Bush built his analogue Differential Analyzer in 1931, arguably the first computer. It was an analogue electrical-mechanical device with six disc integrators . The size of a small room, it could solve equations with up to 18 variables. By the late 1930s the digital mindset and technology began to emerge with the English engineer Tommy Flowers, who built vacuum tube switches as binary switches in electrical circuits. A century after Babbage the concept of the modern computer was established.
Innovation and the internet
When World War II came along he headed up Roosevelte’s National Defense Research Committee and oversaw The Manhattan Project among many others. Basic science, especially physics, he saw as the bedrock of innovation. It was technological innovation, he thought, that led to better work conditions and more “study, for learning how to live without the deadening drudgery which has been the burden for the common man for past ages”. His post war report saw the founding of the National Science Foundation, and Bush’s triad model of government, private sector and Universities became the powerhouse for America’s post war technological success. Research centres such as Bell labs, RAND Corporation, SRI and Xerox PARC were bountiful in their innovation, and all contributed to that one huge invention - the internet.
As We May Think
Bush was fascinated with the concept of augmented memory and in his wonderful 1945 article As We May Think, described the idea of a ‘Memex’. It was a vision he came back to time and time again; the storage of books, records and communications, an immense augmentation of human memory that could be accessed quickly and flexibly - basically the internet and world wide web.
Fundamental to his vision was the associative trail, to create new trails of content by linking them together in chained sequences of events, with personal contributions as side trails. Here we have the concept of hyperlinking and personal communications. This he saw as mimicking the associate nature of the human brain. He saw users calling up this indexed, motherlode of augmenting knowledge with just a few keystrokes. A process that would accelerate progress in research and science.
More than this he realised that users would be able to personally create and add knowledge and resources to the system, such as text, comments and photos, linked to main trails or in personal side trails - thus predicting concepts such as social media. He was quite precise about creating, say a personal article, sharing it and linking it to other articles, anticipating blogging. The idea of creating, connecting, annotating and sharing knowledge, on an encyclopedic scale anticipated Wikipedia and other knowledge bases. Lawyers, Doctors, Historians and other professionals would have access to the knowledge they needed to do their jobs more effectively.

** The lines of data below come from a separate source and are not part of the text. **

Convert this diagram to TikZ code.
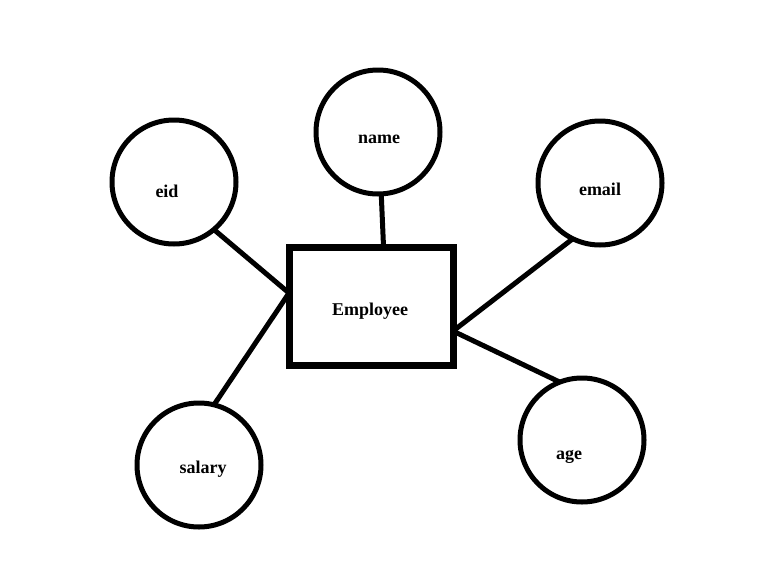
\documentclass[tikz,border=0pt]{standalone}
\usepackage{fontspec}
\setmainfont{Liberation Serif}

\begin{document}
\begin{tikzpicture}[x=0.75pt,y=-0.75pt]
\tikzstyle{every node}=[font=\fontsize{13.5}{16}\selectfont\bfseries]
\tikzstyle{attr}=[draw, circle, line width=3.75pt, minimum size=93pt, inner sep=0pt, outer sep=0pt]
\tikzstyle{entity}=[draw, rectangle, line width=5.25pt, minimum width=123pt, minimum height=88.5pt, inner sep=0pt, outer sep=0pt]
\tikzstyle{lbl}=[anchor=base, inner sep=0pt]
\tikzstyle{link}=[line width=3.75pt]
\useasboundingbox (0,0) rectangle (768,582);

\node[entity] (Employee) at (371,306) {};
\node[attr] (name) at (378,132) {};
\node[attr] (eid) at (174,182) {};
\node[attr] (email) at (600,183) {};
\node[attr] (salary) at (199,465) {};
\node[attr] (age) at (582,440) {};

\node[lbl] (Employee-t) at (370,315) {Employee};
\node[lbl] (name-t) at (379,143) {name};
\node[lbl] (eid-t) at (167,197) {eid};
\node[lbl] (email-t) at (600,195) {email};
\node[lbl] (salary-t) at (203,473) {salary};
\node[lbl] (age-t) at (569,459) {age};

\draw[link] (name.-87) -- (Employee.78.5);
\draw[link] (eid.-50) -- (Employee.171);
\draw[link] (salary.76) -- (Employee.171);
\draw[link] (email.-116) -- (Employee.-17.6);
\draw[link] (age.111) -- (Employee.-17.6);
\end{tikzpicture}
\end{document}
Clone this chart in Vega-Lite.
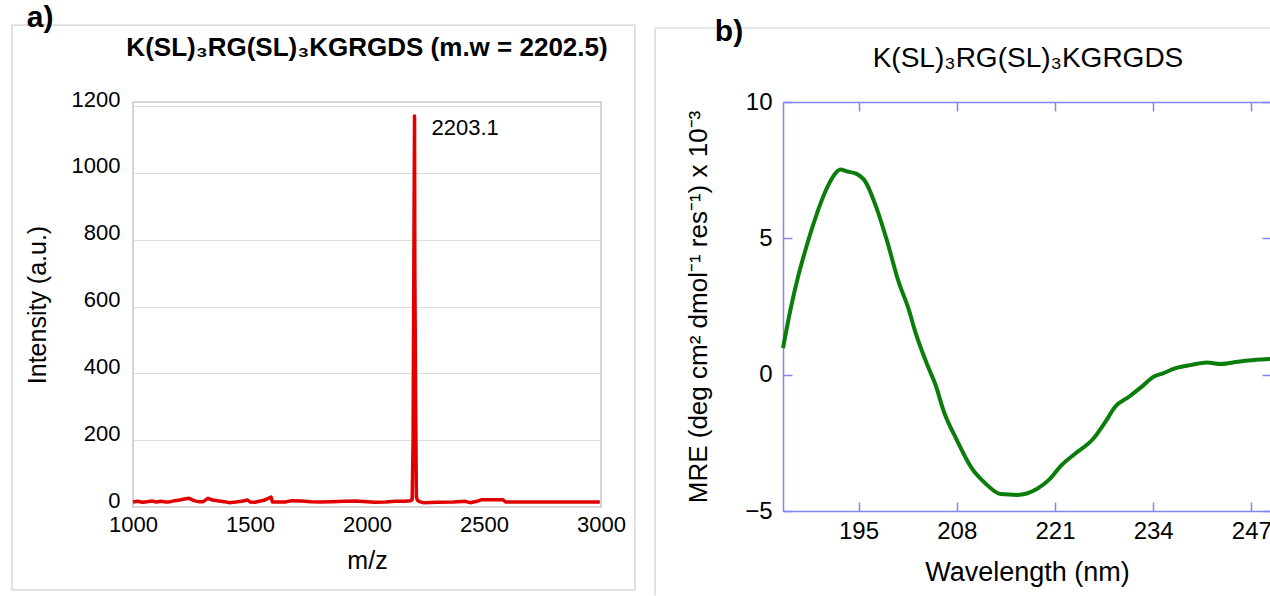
{
  "$schema": "https://vega.github.io/schema/vega-lite/v6.json",
  "padding": {"left": 10, "top": 2, "right": 0, "bottom": 0},
  "background": "white",
  "config": {"font": "Liberation Sans", "axis": {"labelColor": "black", "titleColor": "black", "titleFontWeight": "normal"}},
  "bounds": "flush",
  "spacing": 182,
  "datasets": {
    "ms": [
      {"mz": 1000, "intensity": 15}, {"mz": 1020, "intensity": 17}, {"mz": 1040, "intensity": 14}, {"mz": 1060, "intensity": 16},
      {"mz": 1080, "intensity": 18}, {"mz": 1100, "intensity": 15}, {"mz": 1120, "intensity": 17}, {"mz": 1140, "intensity": 15},
      {"mz": 1160, "intensity": 16}, {"mz": 1180, "intensity": 19}, {"mz": 1200, "intensity": 21}, {"mz": 1220, "intensity": 24},
      {"mz": 1240, "intensity": 26}, {"mz": 1260, "intensity": 19}, {"mz": 1280, "intensity": 16}, {"mz": 1300, "intensity": 16},
      {"mz": 1320, "intensity": 26}, {"mz": 1340, "intensity": 21}, {"mz": 1360, "intensity": 19}, {"mz": 1390, "intensity": 16},
      {"mz": 1410, "intensity": 13}, {"mz": 1440, "intensity": 15}, {"mz": 1470, "intensity": 18}, {"mz": 1490, "intensity": 21},
      {"mz": 1500, "intensity": 15}, {"mz": 1520, "intensity": 14}, {"mz": 1560, "intensity": 20}, {"mz": 1590, "intensity": 30},
      {"mz": 1596, "intensity": 15}, {"mz": 1620, "intensity": 15}, {"mz": 1650, "intensity": 15}, {"mz": 1680, "intensity": 19},
      {"mz": 1720, "intensity": 18}, {"mz": 1760, "intensity": 16}, {"mz": 1800, "intensity": 15}, {"mz": 1850, "intensity": 16},
      {"mz": 1900, "intensity": 17}, {"mz": 1950, "intensity": 18}, {"mz": 2000, "intensity": 16}, {"mz": 2030, "intensity": 14},
      {"mz": 2080, "intensity": 15}, {"mz": 2120, "intensity": 17}, {"mz": 2160, "intensity": 17}, {"mz": 2185, "intensity": 19},
      {"mz": 2193, "intensity": 22}, {"mz": 2197, "intensity": 200}, {"mz": 2200, "intensity": 706}, {"mz": 2203.1, "intensity": 1170},
      {"mz": 2204.5, "intensity": 706}, {"mz": 2208, "intensity": 300}, {"mz": 2211, "intensity": 30}, {"mz": 2216, "intensity": 20},
      {"mz": 2225, "intensity": 16}, {"mz": 2240, "intensity": 13}, {"mz": 2300, "intensity": 14}, {"mz": 2370, "intensity": 15},
      {"mz": 2420, "intensity": 17}, {"mz": 2440, "intensity": 13}, {"mz": 2470, "intensity": 17}, {"mz": 2490, "intensity": 22},
      {"mz": 2540, "intensity": 22}, {"mz": 2580, "intensity": 22}, {"mz": 2592, "intensity": 15}, {"mz": 2700, "intensity": 15},
      {"mz": 2800, "intensity": 15}, {"mz": 2900, "intensity": 15}, {"mz": 2995, "intensity": 15}
    ],
    "peak": [{"mz": 2203.1, "intensity": 1170, "label": "2203.1"}],
    "cd": [
      {"wl": 185.0, "mre": 0.97}, {"wl": 186.0, "mre": 2.4}, {"wl": 187.0, "mre": 3.6}, {"wl": 188.0, "mre": 4.6},
      {"wl": 189.0, "mre": 5.5}, {"wl": 190.0, "mre": 6.3}, {"wl": 191.0, "mre": 6.95}, {"wl": 192.0, "mre": 7.4},
      {"wl": 192.6, "mre": 7.52}, {"wl": 193.5, "mre": 7.45}, {"wl": 194.6, "mre": 7.38}, {"wl": 195.9, "mre": 7.08},
      {"wl": 197.4, "mre": 6.10}, {"wl": 198.8, "mre": 4.88}, {"wl": 200.3, "mre": 3.41}, {"wl": 201.6, "mre": 2.43},
      {"wl": 202.5, "mre": 1.58}, {"wl": 204.1, "mre": 0.36}, {"wl": 205.2, "mre": -0.38}, {"wl": 206.3, "mre": -1.36},
      {"wl": 208.0, "mre": -2.39}, {"wl": 210.0, "mre": -3.44}, {"wl": 211.8, "mre": -3.99}, {"wl": 213.8, "mre": -4.38},
      {"wl": 216.0, "mre": -4.41}, {"wl": 218.6, "mre": -4.19}, {"wl": 220.2, "mre": -3.86}, {"wl": 221.9, "mre": -3.31},
      {"wl": 223.7, "mre": -2.89}, {"wl": 226.1, "mre": -2.34}, {"wl": 227.7, "mre": -1.72}, {"wl": 229.0, "mre": -1.17},
      {"wl": 230.8, "mre": -0.81}, {"wl": 232.5, "mre": -0.44}, {"wl": 234.1, "mre": -0.07}, {"wl": 235.3, "mre": 0.05},
      {"wl": 236.9, "mre": 0.23}, {"wl": 239.1, "mre": 0.36}, {"wl": 241.1, "mre": 0.45}, {"wl": 242.9, "mre": 0.39},
      {"wl": 244.4, "mre": 0.44}, {"wl": 246.2, "mre": 0.51}, {"wl": 248.4, "mre": 0.56}, {"wl": 249.6, "mre": 0.58}
    ]
  },
  "hconcat": [
    {
      "width": 468,
      "height": 405,
      "view": {"stroke": "#c6c6c6", "strokeWidth": 1.5},
      "resolve": {"axis": {"x": "independent", "y": "independent"}},
      "layer": [
        {
          "data": {"name": "ms"},
          "mark": {"type": "line", "color": "#e10000", "strokeWidth": 3.5, "strokeJoin": "round"},
          "encoding": {
            "x": {"field": "mz", "type": "quantitative", "scale": {"domain": [1000, 3000], "nice": false, "zero": false},
              "axis": {"orient": "bottom", "values": [1000, 1500, 2000, 2500, 3000], "format": "d", "title": "m/z", "grid": false, "ticks": false, "domain": false,
                "labelFontSize": 22, "labelPadding": 7, "labelFlush": false, "labelOverlap": false, "titleFontSize": 25, "titlePadding": 13}},
            "y": {"field": "intensity", "type": "quantitative", "scale": {"domain": [0, 1212], "nice": false, "zero": false},
              "axis": {"orient": "left", "values": [0, 200, 400, 600, 800, 1000, 1200], "format": "d", "title": "Intensity (a.u.)", "grid": true, "gridColor": "#dcdcdc", "gridWidth": 1.2,
                "ticks": false, "domain": false, "labelFontSize": 22, "labelPadding": 13, "labelOffset": -7, "labelFlush": false, "labelOverlap": false,
                "titleFontSize": 25, "titlePadding": 21}}
          }
        },
        {
          "data": {"name": "peak"},
          "mark": {"type": "text", "align": "left", "baseline": "middle", "dx": 17, "dy": 12, "fontSize": 22, "color": "black"},
          "encoding": {
            "x": {"field": "mz", "type": "quantitative", "scale": {"domain": [1000, 3000], "nice": false, "zero": false}, "axis": null},
            "y": {"field": "intensity", "type": "quantitative", "scale": {"domain": [0, 1212], "nice": false, "zero": false}, "axis": null},
            "text": {"field": "label"}
          }
        },
        {
          "data": {"values": [{}]},
          "mark": {"type": "rect", "filled": false, "color": "#cfcfcf", "strokeWidth": 1.2},
          "encoding": {
            "x": {"datum": 483, "type": "quantitative", "scale": {"domain": [1000, 3000], "nice": false, "zero": false}, "axis": null},
            "x2": {"datum": 3145},
            "y": {"datum": 1442, "type": "quantitative", "scale": {"domain": [0, 1212], "nice": false, "zero": false}, "axis": null},
            "y2": {"datum": -248}
          }
        },
        {
          "data": {"values": [{}]},
          "mark": {"type": "text", "text": "a)", "fontSize": 30, "fontWeight": "bold", "baseline": "top", "align": "center", "color": "black"},
          "encoding": {
            "x": {"datum": 603, "type": "quantitative", "scale": {"domain": [1000, 3000], "nice": false, "zero": false}, "axis": null},
            "y": {"datum": 1508, "type": "quantitative", "scale": {"domain": [0, 1212], "nice": false, "zero": false}, "axis": null}
          }
        },
        {
          "data": {"values": [{}]},
          "mark": {"type": "text", "text": "K(SL)₃RG(SL)₃KGRGDS (m.w = 2202.5)", "fontSize": 26, "fontWeight": "bold", "baseline": "middle", "align": "center", "color": "black"},
          "encoding": {
            "x": {"datum": 2000, "type": "quantitative", "scale": {"domain": [1000, 3000], "nice": false, "zero": false}, "axis": null},
            "y": {"datum": 1373, "type": "quantitative", "scale": {"domain": [0, 1212], "nice": false, "zero": false}, "axis": null}
          }
        }
      ]
    },
    {
      "width": 488,
      "height": 409,
      "view": {"stroke": null},
      "resolve": {"axis": {"x": "independent", "y": "independent"}},
      "layer": [
        {
          "data": {"name": "cd"},
          "mark": {"type": "line", "color": "#0b7d0b", "strokeWidth": 4, "interpolate": "monotone", "strokeJoin": "round"},
          "encoding": {
            "x": {"field": "wl", "type": "quantitative", "scale": {"domain": [185, 249.6], "nice": false, "zero": false},
              "axis": {"orient": "bottom", "values": [195, 208, 221, 234, 247], "title": "Wavelength (nm)", "grid": false,
                "domain": true, "domainColor": "#8585f0", "domainWidth": 1.5, "tickColor": "#8585f0", "tickWidth": 1.5, "tickSize": -9,
                "labelFontSize": 24, "labelPadding": 17, "labelFlush": false, "labelOverlap": false, "titleFontSize": 27, "titlePadding": 16}},
            "y": {"field": "mre", "type": "quantitative", "scale": {"domain": [-5, 10], "nice": false, "zero": false},
              "axis": {"orient": "left", "values": [-5, 0, 5, 10], "title": "MRE (deg cm² dmol⁻¹ res⁻¹) x 10⁻³", "grid": false,
                "domain": true, "domainColor": "#8585f0", "domainWidth": 1.5, "tickColor": "#8585f0", "tickWidth": 1.5, "tickSize": -9,
                "labelFontSize": 24, "labelPadding": 20, "labelFlush": false, "labelOverlap": false, "titleFontSize": 26, "titlePadding": 33}}
          }
        },
        {
          "data": {"name": "cd"},
          "mark": {"type": "line", "strokeOpacity": 0},
          "encoding": {
            "x": {"field": "wl", "type": "quantitative", "scale": {"domain": [185, 249.6], "nice": false, "zero": false},
              "axis": {"orient": "top", "values": [195, 208, 221, 234, 247], "title": null, "labels": false, "grid": false,
                "domain": true, "domainColor": "#8585f0", "domainWidth": 1.5, "tickColor": "#8585f0", "tickWidth": 1.5, "tickSize": -9}},
            "y": {"field": "mre", "type": "quantitative", "scale": {"domain": [-5, 10], "nice": false, "zero": false},
              "axis": {"orient": "right", "values": [-5, 0, 5, 10], "title": null, "labels": false, "grid": false,
                "domain": false, "tickColor": "#8585f0", "tickWidth": 1.5, "tickSize": -9}}
          }
        },
        {
          "data": {"values": [{}]},
          "mark": {"type": "rule", "color": "#d0d0d0", "strokeWidth": 1.2},
          "encoding": {
            "x": {"datum": 168.06, "type": "quantitative", "scale": {"domain": [185, 249.6], "nice": false, "zero": false}, "axis": null},
            "y": {"datum": 12.714, "type": "quantitative", "scale": {"domain": [-5, 10], "nice": false, "zero": false}, "axis": null},
            "y2": {"datum": -8.1}
          }
        },
        {
          "data": {"values": [{}]},
          "mark": {"type": "rule", "color": "#d0d0d0", "strokeWidth": 1.2},
          "encoding": {
            "x": {"datum": 168.06, "type": "quantitative", "scale": {"domain": [185, 249.6], "nice": false, "zero": false}, "axis": null},
            "x2": {"datum": 249.6},
            "y": {"datum": 12.714, "type": "quantitative", "scale": {"domain": [-5, 10], "nice": false, "zero": false}, "axis": null}
          }
        },
        {
          "data": {"values": [{}]},
          "mark": {"type": "text", "text": "b)", "fontSize": 30, "fontWeight": "bold", "baseline": "top", "align": "center", "color": "black"},
          "encoding": {
            "x": {"datum": 177.85, "type": "quantitative", "scale": {"domain": [185, 249.6], "nice": false, "zero": false}, "axis": null},
            "y": {"datum": 13.11, "type": "quantitative", "scale": {"domain": [-5, 10], "nice": false, "zero": false}, "axis": null}
          }
        },
        {
          "data": {"values": [{}]},
          "mark": {"type": "text", "text": "K(SL)₃RG(SL)₃KGRGDS", "fontSize": 28, "baseline": "middle", "align": "center", "color": "black"},
          "encoding": {
            "x": {"datum": 217.43, "type": "quantitative", "scale": {"domain": [185, 249.6], "nice": false, "zero": false}, "axis": null},
            "y": {"datum": 11.577, "type": "quantitative", "scale": {"domain": [-5, 10], "nice": false, "zero": false}, "axis": null}
          }
        }
      ]
    }
  ]
}
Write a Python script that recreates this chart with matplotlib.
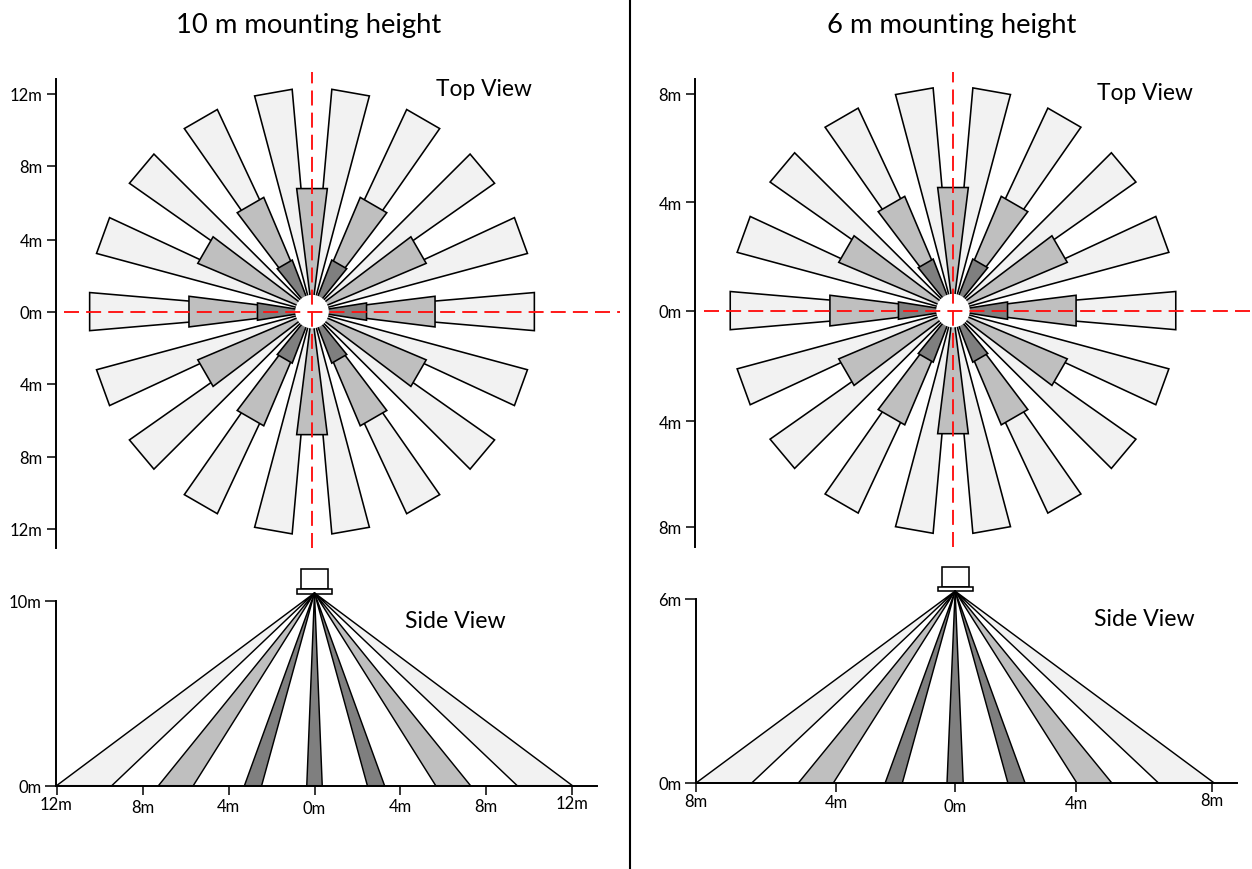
import matplotlib
matplotlib.use("Agg")
import numpy as np
import matplotlib.pyplot as plt
from matplotlib.patches import Polygon, Rectangle, Circle
from matplotlib.lines import Line2D

plt.rcParams['font.family'] = ['Lato', 'DejaVu Sans']

W, H = 1252, 870

# ---- data ----
outer_angles = [0, 20, 40, 60, 80, 100, 120, 140, 160, 180, 200, 220, 240, 260, 280, 300, 320, 340]
mid_angles = [0, 30, 60, 90, 120, 150, 180, 210, 240, 270, 300, 330]
inner_angles = [0, 60, 120, 180, 240, 300]
half_angles = [4.9, 7.1, 9.0]  # outer, mid, inner

left_radii = [12.33, 6.85, 3.05]
right_radii = [8.22, 4.56, 2.03]

left_yticks = [12.04, 8.06, 3.98, 0, -3.98, -8.01, -12.0]
left_ylabels = ['12m', '8m', '4m', '0m', '4m', '8m', '12m']
right_yticks = [7.98, 3.98, 0, -4.06, -7.95]
right_ylabels = ['8m', '4m', '0m', '4m', '8m']

left_side_edges = [(-12.0, -9.43), (-7.26, -5.64), (-3.26, -2.46), (-0.36, 0.36), (2.46, 3.26), (5.64, 7.26), (9.43, 12.0)]
right_side_edges = [(-8.0, -6.28), (-4.84, -3.76), (-2.16, -1.63), (-0.25, 0.25), (1.63, 2.16), (3.76, 4.84), (6.28, 8.0)]
side_colors = ['#f2f2f2', '#bfbfbf', '#7f7f7f', '#7f7f7f', '#7f7f7f', '#bfbfbf', '#f2f2f2']

left_xticks = [-12, -8, -4, 0, 3.98, 7.98, 11.96]
left_xlabels = ['12m', '8m', '4m', '0m', '4m', '8m', '12m']
left_xpads = [1.0, 3.0, 2.0, 4.0, 2.0, 2.0, 0.5]
right_xticks = [-8, -3.67, 0, 3.73, 7.94]
right_xlabels = ['8m', '4m', '0m', '4m', '8m']
right_xpads = [0.5, 1.5, 4.0, 2.0, 0.0]

LIGHT, MID, DARK = '#f2f2f2', '#bfbfbf', '#7f7f7f'
LW = 1.15
TICK_FS = 12


def px_axes(x0, y0, x1, y1):
    ax = fig.add_axes([x0 / W, 1 - y1 / H, (x1 - x0) / W, (y1 - y0) / H])
    ax.patch.set_visible(False)
    return ax


def wedge(ax, ang, r, half, color):
    a = np.radians([ang - half, ang + half])
    pts = [(0, 0), (r * np.cos(a[0]), r * np.sin(a[0])), (r * np.cos(a[1]), r * np.sin(a[1]))]
    ax.add_patch(Polygon(pts, closed=True, facecolor=color, edgecolor='black', lw=LW, joinstyle='miter'))


def top_view(rect, c, scale, radii, yticks, ylabels, axis_top, red_x0, hole):
    x0, y0, x1, y1 = rect
    ax = px_axes(x0, y0, x1, y1)
    ax.set_xlim((x0 - c[0]) / scale, (x1 - c[0]) / scale)
    ax.set_ylim((c[1] - y1) / scale, (c[1] - y0) / scale)
    for a in outer_angles:
        wedge(ax, a, radii[0], half_angles[0], LIGHT)
    for a in mid_angles:
        wedge(ax, a, radii[1], half_angles[1], MID)
    for a in inner_angles:
        wedge(ax, a, radii[2], half_angles[2], DARK)
    ax.add_patch(Circle((0, 0), hole / scale, facecolor='white', edgecolor='none', zorder=5))
    red = dict(color='#ff1010', lw=1.35, dashes=(8, 3.8), zorder=6)
    ax.plot([(red_x0 - c[0]) / scale, (x1 - c[0]) / scale], [0, 0], **red)
    ax.plot([0, 0], list(ax.get_ylim()), **red)
    for s in ['top', 'right', 'bottom']:
        ax.spines[s].set_visible(False)
    ax.spines['left'].set_linewidth(1.4)
    ax.spines['left'].set_bounds((c[1] - y1) / scale, (c[1] - axis_top) / scale)
    ax.set_xticks([])
    ax.set_yticks(yticks)
    ax.set_yticklabels(ylabels, fontsize=TICK_FS)
    ax.tick_params(axis='y', length=6.5, width=1.1, pad=3.0)
    return ax


def side_view(rect, apex_x, xscale, yscale, apex_h, edges, xticks, xlabels, xpads, ymax_label, box, plate):
    x0, y0, x1, y1 = rect
    ax = px_axes(x0, y0, x1, y1)
    ax.set_xlim((x0 - apex_x) / xscale, (x1 - apex_x) / xscale)
    ax.set_ylim(0, (y1 - y0) / yscale)
    ax.add_patch(Rectangle((box[0], box[2]), box[1] - box[0], box[3] - box[2], fc='white', ec='black', lw=LW, clip_on=False))
    ax.add_patch(Rectangle((plate[0], plate[2]), plate[1] - plate[0], plate[3] - plate[2], fc='white', ec='black', lw=LW, clip_on=False))
    for (a, b), col in zip(edges, side_colors):
        ax.add_patch(Polygon([(0, apex_h), (a, 0), (b, 0)], closed=True, facecolor=col, edgecolor='black', lw=1.05, clip_on=False, joinstyle='round'))
    for s in ['top', 'right']:
        ax.spines[s].set_visible(False)
    for s in ['left', 'bottom']:
        ax.spines[s].set_linewidth(1.4)
        ax.spines[s].set_zorder(4)
    ax.spines['left'].set_bounds(0, ymax_label)
    ax.set_yticks([0, ymax_label])
    ax.set_yticklabels(['0m', f'{ymax_label}m'], fontsize=TICK_FS)
    ax.tick_params(axis='y', length=8, width=1.1, pad=2.5)
    ax.set_xticks(xticks)
    ax.set_xticklabels(xlabels, fontsize=TICK_FS)
    ax.tick_params(axis='x', length=6.5, width=1.1)
    for t, p in zip(ax.xaxis.get_major_ticks(), xpads):
        t.set_pad(p)
    return ax


def label(x, y, s, size):
    fig.text(x / W, 1 - y / H, s, ha='center', va='center', fontsize=size, color='black')


fig = plt.figure(figsize=(W / 100, H / 100), dpi=100, facecolor='white')

top_view((56, 73, 620, 548.7), (312, 312.6), 18.1, left_radii, left_yticks, left_ylabels, 80, 64, 16.8)
top_view((695, 73, 1252, 547.7), (953, 311.6), 27.2, right_radii, right_yticks, right_ylabels, 80, 704, 16.8)

side_view((56, 560, 597, 786.7), 314.5, 21.5, 18.5, 10.42, left_side_edges, left_xticks, left_xlabels, left_xpads, 10,
          (-0.61, 0.61, 10.62, 11.73), (-0.82, 0.82, 10.35, 10.62))
side_view((696, 560, 1237, 784), 955, 32.4, 30.7, 6.25, right_side_edges, right_xticks, right_xlabels, right_xpads, 6,
          (-0.39, 0.42, 6.37, 7.05), (-0.53, 0.56, 6.24, 6.37))

fig.add_artist(Line2D([630 / W, 630 / W], [0, 1], color='black', lw=1.5, transform=fig.transFigure))

label(309, 26, '10 m mounting height', 19.7)
label(951.5, 26, '6 m mounting height', 19.7)
label(484, 89, 'Top View', 16.4)
label(1145, 93, 'Top View', 16.4)
label(455, 622, 'Side View', 16.7)
label(1144.5, 620, 'Side View', 16.7)

fig.savefig('out.png', dpi=100)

In a book published 22 years later, Science Is Not Enough (1967), he relished the idea that recent technological advances in electronics, such as photocells, transistors, magnetic tape, solid-state circuits and cathode ray tubes have brought his vision closer to reality. He saw in erasable, magnetic tape the possibility of erasure and correction, namely editing, as an important feature of his system of augmentation. Even more remarkable was his prophetic ideas around voice control and user-generated content, anticipating the personal assistants so familiar to us today. He even anticipated the automatic creation of trails, anticipating that AI and machine learning may also play a part in our interaction with such knowledge-bases.
What is astonishing is the range and depth of his vision, coupled with a realistic vision on how technology could be combined with knowledge to accelerate progress, all in the service of the creative brain. It was an astounding thought experiment.
Some, such as Eisenhower, argue that the Military-Industrial complex became, and continues to be, too large and powerful, no longer serving its original purpose of innovation, although DARPA may be a counter-argument to that thesis.
Douglas Engelbart, the visionary for the modern computer, was profoundly influenced by Bush’s vision for man-machine and quotes Bush repeatedly as the inspiration for his ideas and practical inventions such as the mouse, computer screen, and personal computer. It was Bush who inspired the ‘Mother of all demos’ the manifestation of a vision that was to be eventually realised through the personal computer and the internet. The vision was not just technological, it continued Bush’s idea of the augmentation of human capabilities for the common good, something Engelbart was to call ‘collective intelligence’. Ted Nelson, who invented ‘hypertext’, also acknowledged his deep debt to Vannervar Bush, as did Tim Berners-Lee, who specifically mentioned Bush and Engelbart and As We May Think as an inspiration for his development of the World Wide Web.
Bush, V., 1967. Science is not enough.
Bush, V., 1945. As we may think. The Atlantic Monthly, 176(1), pp.101-108.
Houston, R.D. and Harmon, G., 2007. Vannevar Bush and memex. Annual review of information science and technology, 41, p.55.